Özcesi anti devletçi, anti iktidarcı ve anti tahakkümcü olmamamızın çok fazla nedenleri vardı. Şimdi ise bu nedenlere daha da fazla nedenler eklenmiştir. Bundan böyle de her türlü biriktirmeci kültüre karşı bu antiliğimizi daha da güçlendirerek savunacağız.

Bu Wikileaks belgelerinde çıkaracağımız önemli bir sonuç budur. Diğer önemli bir sonuç ise: antiemperyalist mücadelemizin başarısının kaçınılmazlığıdır. Yer yer emperyalist sistemin, küresel süper güçlerin askeri, siyasi, ekonomik, teknolojik üstünlüğüne bakarak değil ki geri adımlar atılmamıştır. Ve hatta devasa sistem karşıtı ya da sistem alternatifi örgütlerin yıkıldıklarını da görmüşüzdür. İnançsızlıkları çokça gördük. Emperyalist Yankee babalara teslim olanları da gördük. Liberalizmin kuyruğuna takılanlarda az olmamıştır. Uzlaşma adı altında devrimcilikten ve onun romantizminden kaçanları da çok gördük. Ve hatta kendi devrimci geçmişine sövenleri gördük. Tüm bu olumsuz yaklaşımların nedeni: Yıkılmayacak bir emperyalist sistem inancıydı.

Ancak Wikileaks belgeleri bize yeni bir şey göstermiştir; emperyalist sistem yıkılabilir. Denilecek ki çok fazla hayali yaklaşım içerisindesiniz. Belki söyledikleriniz yanlış değildir diye biz cevap veriyoruz. Ancak bu belgelerin açığa çıkarılması ardından sallanan küresel sistem ise bizim çocukluk hayallerimizin ne kadar doğru ve haklı olduğunu gösteriyor, ispatlıyor.

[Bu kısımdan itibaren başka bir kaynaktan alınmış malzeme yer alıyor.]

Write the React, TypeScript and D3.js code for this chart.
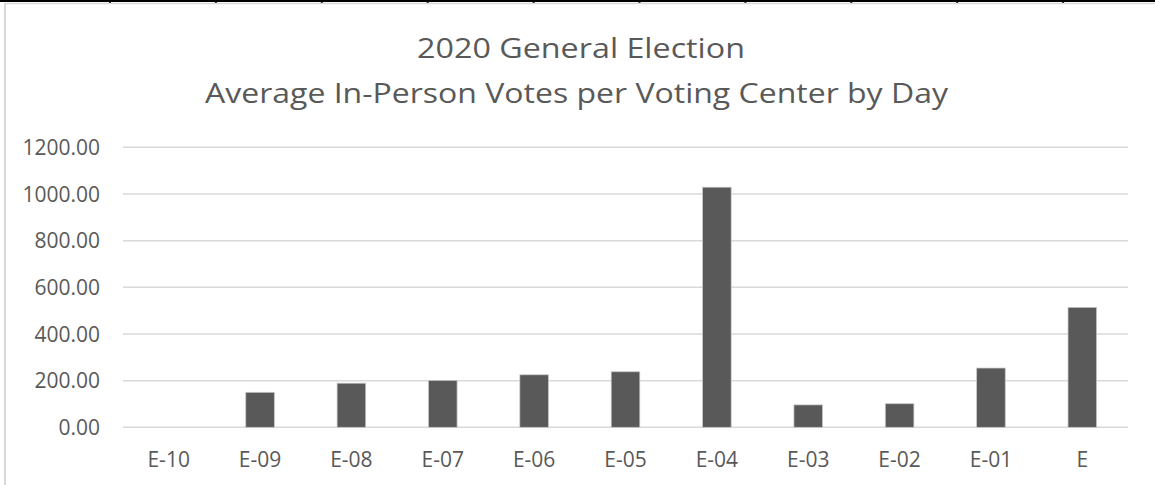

Kaos aralığı diye bilimsel bir gerçeklik vardır; geçiş süreçlerinde, momentumu geldiğinde bir hareket kelebek etkisini yaratabilir. Yani bir kanat çırpma devasa dalgalar yaratabilir. O meşhur gözlemleyen, gözlemleyen teorisi işte tamda bu anlarda hayat bulur. Yeter ki kendimizi örgütlemesini bilelim, yeter ki o an’a hazırlıklı girelim ve yeter ki sistem karşıtları olarak bu sistemin yıkılabilineceğine inanalım. Gerisi sadece ve sadece yürü ya kulum dedikleri tarih adımlardır.

Evet, tarihi bir anı yaşıyoruz. Yıkılmayacak sandıkları bir sistemin nasıl debelendiğini gördüğümüz günleri yaşıyoruz. Hiç şüphe yoktur ki bu belgeler sistemi götürmeyecektir. Ancak sistemin nasıl vurulacağına dair bir ilham kaynağı olduğu ve olacağı kesindir.

Evet, sistem sallanıyor, yeter ki biz bu sallanmalara kendi cephemizde itelemeleri eklemesini bilelim. Yeter ki sallanan bu küresel emperyalist sistemin yerine halkların komünal olan, temiz, adaletli ve şeffaf olan yaşam kültürünü dünyanın her yerine yayalım. Yeter ki biz kendi sistem karşıtı alternatif yaşam modelimiz bu kaos aralığında geçerken daha güçlü örgütleyelim, gerisi dediğimiz gibi sadece ve sadece yürü ya kulumdur.